Some swim coaches are classified as "yellers" or "shouters" because they call out instructions to their swimmers while they are in the water. As a young swimmer, I had a yeller coach, and I never heard what she said. I could see an animated adult trying to shout instructions from her poolside location or, sometimes, running next to me with her mouth moving and face flushed. I knew sounds were coming out, and they seemed important, but I couldn't hear what they were.
When I became a coach, I succumbed to the same temptation for many years until it dawned on me that my swimmers had no idea what I was trying to say as I coached them in practice or at meets. So I decided to coach silently.

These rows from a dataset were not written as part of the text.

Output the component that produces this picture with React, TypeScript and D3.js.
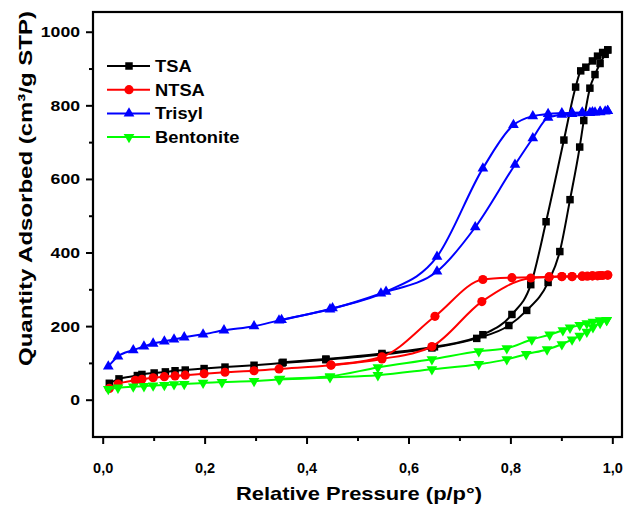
import React from 'react';
import * as d3 from 'd3';

type Pt = [number, number];

// isotermas de adsorção (ads) e dessorção (des)
const tsaAds: Pt[] = [[0.012,46],[0.031,58],[0.067,67],[0.076,70],[0.1,74],[0.122,77],[0.141,80],[0.161,82],[0.198,86],[0.239,90],[0.296,95],[0.351,101],[0.437,110],[0.547,124],[0.645,142],[0.733,168],[0.796,203],[0.831,244],[0.873,320],[0.896,404],[0.916,545],[0.935,688],[0.943,760],[0.955,848],[0.965,885],[0.975,915],[0.985,940],[0.99,952]];
const tsaDes: Pt[] = [[0.99,952],[0.98,945],[0.97,935],[0.96,922],[0.947,905],[0.937,895],[0.927,851],[0.904,707],[0.869,485],[0.839,314],[0.802,233],[0.745,178],[0.65,145],[0.547,127],[0.437,112],[0.353,103]];
const ntsaAds: Pt[] = [[0.012,32],[0.029,44],[0.063,54],[0.076,57],[0.098,61],[0.12,64],[0.141,66],[0.161,68],[0.198,72],[0.239,76],[0.296,80],[0.345,85],[0.447,95],[0.547,112],[0.645,146],[0.743,268],[0.839,332],[0.875,335],[0.9,336],[0.92,336],[0.94,337],[0.95,337],[0.96,338],[0.97,338],[0.98,339],[0.99,340]];
const ntsaDes: Pt[] = [[0.99,340],[0.975,339],[0.96,338],[0.94,337],[0.92,336],[0.9,336],[0.875,335],[0.802,333],[0.745,328],[0.651,228],[0.547,118],[0.447,96]];
const trisylAds: Pt[] = [[0.01,92],[0.029,119],[0.059,136],[0.08,146],[0.098,154],[0.12,160],[0.139,165],[0.159,171],[0.196,179],[0.237,190],[0.296,201],[0.345,217],[0.445,247],[0.545,290],[0.655,350],[0.73,470],[0.808,640],[0.843,712],[0.873,768],[0.9,776],[0.92,778],[0.94,780],[0.955,781],[0.965,782],[0.975,783],[0.985,785],[0.99,786]];
const trisylDes: Pt[] = [[0.99,786],[0.975,784],[0.96,783],[0.94,782],[0.92,781],[0.9,780],[0.873,778],[0.843,772],[0.805,748],[0.745,630],[0.655,390],[0.555,295],[0.45,250],[0.35,218]];
const bentAds: Pt[] = [[0.01,30],[0.029,34],[0.059,37],[0.08,38],[0.098,40],[0.12,41],[0.139,43],[0.159,44],[0.196,47],[0.233,49],[0.296,52],[0.345,56],[0.445,62],[0.539,68],[0.645,84],[0.737,98],[0.792,111],[0.83,125],[0.871,138],[0.9,152],[0.92,165],[0.935,175],[0.949,186],[0.961,198],[0.975,210],[0.988,218]];
const bentDes: Pt[] = [[0.988,218],[0.975,217],[0.961,213],[0.949,209],[0.935,204],[0.916,197],[0.902,190],[0.876,178],[0.841,165],[0.792,141],[0.737,133],[0.645,111],[0.539,89],[0.445,65],[0.347,58]];

const xTicks = [0, 0.2, 0.4, 0.6, 0.8, 1.0];
const xMinor = [0.1, 0.3, 0.5, 0.7, 0.9];
const yTicks = [0, 200, 400, 600, 800, 1000];
const yMinor = [100, 300, 500, 700, 900];

const series = [
  { name: 'TSA', color: '#000000', shape: 'square', ads: tsaAds, des: tsaDes },
  { name: 'NTSA', color: '#ff0000', shape: 'circle', ads: ntsaAds, des: ntsaDes },
  { name: 'Trisyl', color: '#0000ff', shape: 'up', ads: trisylAds, des: trisylDes },
  { name: 'Bentonite', color: '#00ff00', shape: 'down', ads: bentAds, des: bentDes },
];

const W = 624, H = 506;
const L = 93, R = 622, T = 12, B = 437;
const font = '"Liberation Sans", Arial, sans-serif';

const x = d3.scaleLinear().domain([-0.02, 1.018]).range([L, R]);
const y = d3.scaleLinear().domain([-100, 1055]).range([B, T]);

const line = d3.line<Pt>().x(d => x(d[0])).y(d => y(d[1])).curve(d3.curveMonotoneX);

const sym = {
  square: d3.symbol().type(d3.symbolSquare).size(56)(),
  circle: d3.symbol().type(d3.symbolCircle).size(66)(),
  up: d3.symbol().type(d3.symbolTriangle).size(50)(),
};

function Marker({ shape, cx, cy, color }: { shape: string; cx: number; cy: number; color: string }) {
  const d = shape === 'down' ? sym.up : (sym as any)[shape];
  const rot = shape === 'down' ? ' rotate(180)' : '';
  return <path d={d as string} transform={`translate(${cx},${cy})${rot}`} fill={color} />;
}

export default function App() {
  return (
    <svg width={W} height={H} style={{ position: 'absolute', left: 0, top: 0 }} fontFamily={font}>
      <rect width={W} height={H} fill="#fff" />
      {series.map(s => {
        const sortedAds = [...s.ads].sort((a, b) => a[0] - b[0]);
        const sortedDes = [...s.des].sort((a, b) => a[0] - b[0]);
        return (
          <g key={s.name}>
            <path d={line(sortedAds) as string} fill="none" stroke={s.color} strokeWidth={2} />
            <path d={line(sortedDes) as string} fill="none" stroke={s.color} strokeWidth={2} />
            {[...s.ads, ...s.des].map((p, i) => (
              <Marker key={i} shape={s.shape} cx={x(p[0])} cy={y(p[1])} color={s.color} />
            ))}
          </g>
        );
      })}
      {/* moldura */}
      <rect x={L} y={T} width={R - L} height={B - T} fill="none" stroke="#000" strokeWidth={2.2} />
      {/* eixo X */}
      {xTicks.map(t => (
        <g key={t}>
          <line x1={x(t)} x2={x(t)} y1={B} y2={B + 7} stroke="#000" strokeWidth={2} />
          <text x={x(t)} y={473} textAnchor="middle" fontSize={14.5} fontWeight="bold">
            {t.toFixed(1).replace('.', ',')}
          </text>
        </g>
      ))}
      {xMinor.map(t => (
        <line key={t} x1={x(t)} x2={x(t)} y1={B} y2={B + 4} stroke="#000" strokeWidth={2} />
      ))}
      {/* eixo Y */}
      {yTicks.map(t => {
        const s = String(t);
        return (
          <g key={t}>
            <line x1={L} x2={L - 7} y1={y(t)} y2={y(t)} stroke="#000" strokeWidth={2} />
            <text x={80 - s.length * 9.8} y={y(t) + 5} fontSize={14.5} fontWeight="bold"
              textLength={s.length * 9.8} lengthAdjust="spacingAndGlyphs">{s}</text>
          </g>
        );
      })}
      {yMinor.map(t => (
        <line key={t} x1={L} x2={L - 4} y1={y(t)} y2={y(t)} stroke="#000" strokeWidth={2} />
      ))}
      <text x={236} y={500} fontSize={18.5} fontWeight="bold" textLength={246} lengthAdjust="spacingAndGlyphs">
        Relative Pressure (p/p°)
      </text>
      <text transform="translate(32,366) rotate(-90)" fontSize={18.5} fontWeight="bold"
        textLength={355} lengthAdjust="spacingAndGlyphs">
        Quantity Adsorbed (cm³/g STP)
      </text>
      {/* legenda */}
      {series.map((s, i) => {
        const ly = 66 + i * 23.7;
        return (
          <g key={s.name}>
            <line x1={107} x2={150} y1={ly} y2={ly} stroke={s.color} strokeWidth={2} />
            <Marker shape={s.shape} cx={129} cy={ly} color={s.color} />
            <text transform={`translate(155,${ly + 6}) scale(1.11,1)`} fontSize={16.5} fontWeight="bold">{s.name}</text>
          </g>
        );
      })}
    </svg>
  );
}
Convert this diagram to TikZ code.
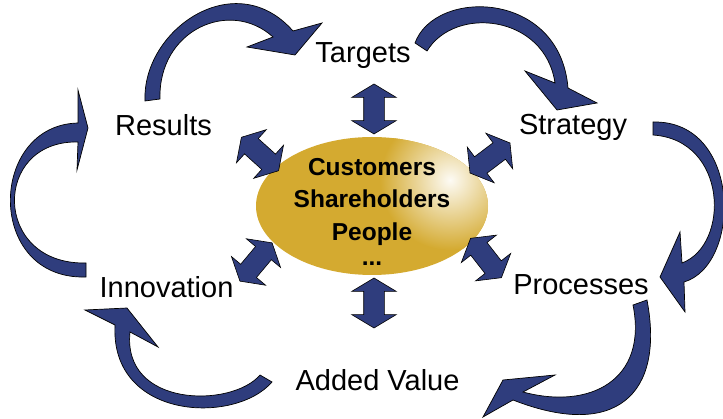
\documentclass[tikz,border=0pt]{standalone}
\usepackage{fontspec}
\setmainfont{Liberation Sans}
\usetikzlibrary{shapes.arrows}
\definecolor{navy}{RGB}{47,61,125}
\definecolor{gold}{RGB}{212,170,48}
\tikzset{
  swoosh/.style={fill=navy, draw=black, line width=0.7pt, line join=miter},
  bidir/.style={double arrow, fill=navy, draw=black, line width=0.6pt,
    inner sep=0pt, inner ysep=10pt, double arrow head extend=12pt,
    double arrow tip angle=118, minimum height=50pt},
  stage/.style={inner sep=0pt, anchor=base, font=\fontsize{29}{34}\selectfont},
  hub/.style={align=center, inner sep=0pt, font=\bfseries\fontsize{24.5}{32.5}\selectfont}
}
\begin{document}
\begin{tikzpicture}[x=1pt,y=-1pt]
  \useasboundingbox (0,0) rectangle (723,419);
  % golden centre
  \fill[gold] (372,206) ellipse [x radius=116, y radius=69];
  \begin{scope}
    \clip (372,206) ellipse [x radius=116, y radius=69];
    \shade[inner color=gold!5!white, outer color=gold] (450,180) circle (70pt);
  \end{scope}
  \node[hub] (hub) at (372,212) {Customers\\Shareholders\\People\\[-7pt]...};

  \node[stage] (targets) at (363,63) {Targets};
  \node[stage] (strategy) at (573,135) {Strategy};
  \node[stage] (results) at (163.5,136) {Results};
  \node[stage] (innov) at (166.5,298) {Innovation};
  \node[stage] (proc) at (581,295) {Processes};
  \node[stage] (added) at (377.5,391) {Added Value};

  % two-way arrows round the centre
  \node[bidir, rotate=90] (toTargets) at (374,109) {};
  \node[bidir, rotate=90] (toAdded) at (374,303) {};
  \node[bidir, rotate=37] (toStrategy) at (490,158) {};
  \node[bidir, rotate=-52] (toProc) at (486,258) {};
  \node[bidir, rotate=-42] (toResults) at (260,154) {};
  \node[bidir, rotate=50] (toInnov) at (256,262) {};

  % the cycle
  \draw[swoosh] (145,101) .. controls (142,30) and (235,-35) .. (293,31)
    -- (322,23) -- (295,55) -- (247,47) -- (273,37)
    .. controls (230,-2) and (158,30) .. (160,99) -- cycle;
  \draw[swoosh] (415,43) .. controls (435,-12) and (560,-10) .. (568,88)
    -- (597,103) -- (557,110) -- (525,71) -- (555,83)
    .. controls (545,15) and (455,5) .. (427,51) -- cycle;
  \draw[swoosh] (653,122) .. controls (742,120) and (742,265) .. (684,282)
    -- (685,312) -- (660,277) -- (680,232) -- (682,263)
    .. controls (730,245) and (728,140) .. (653,135) -- cycle;
  \draw[swoosh] (647,300) .. controls (665,395) and (615,440) .. (513,400)
    -- (483,417) -- (503,380) -- (555,375) -- (523,392)
    .. controls (590,410) and (648,380) .. (633,305) -- cycle;
  \draw[swoosh] (272,382) .. controls (235,425) and (110,420) .. (115,325)
    -- (85,310) -- (127,308) -- (158,347) -- (130,332)
    .. controls (122,408) and (232,408) .. (260,375) -- cycle;
  \draw[swoosh] (86,263) .. controls (-8,265) and (-8,140) .. (78,142)
    -- (77,170) -- (88,128) -- (78,90) -- (78,123)
    .. controls (-12,125) and (-15,280) .. (86,277) -- cycle;
\end{tikzpicture}
\end{document}
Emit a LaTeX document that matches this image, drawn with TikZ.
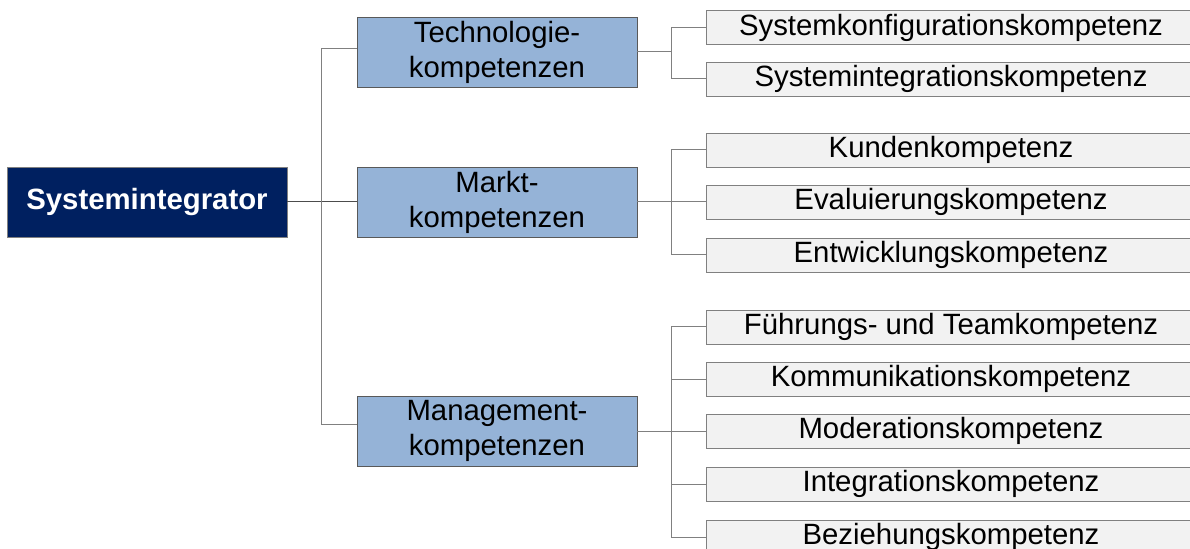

I created coaching cards with various short and easily read "Swim Thoughts" on them that communicated visually to my athletes what I wanted them to do to go faster or perfect their technique. I laminated these cards and carry them with me to practices and meets. They are like cue cards. (Sometimes I still go up and down the pool, to coach a more pronounced kick, or to get a tighter breaststroke streamline, but I try and demonstrate it visually.) I have refined this technique in practice by presenting and explaining the card with the appropriate Swim Thought on it to the group at the beginning of a set to reinforce what part of the stroke I want them to work on. I will also display it during the swim or set as a reminder. Then after the swim or set, I ask if they could see the card, especially if I don't witness them kicking more or streamlining well.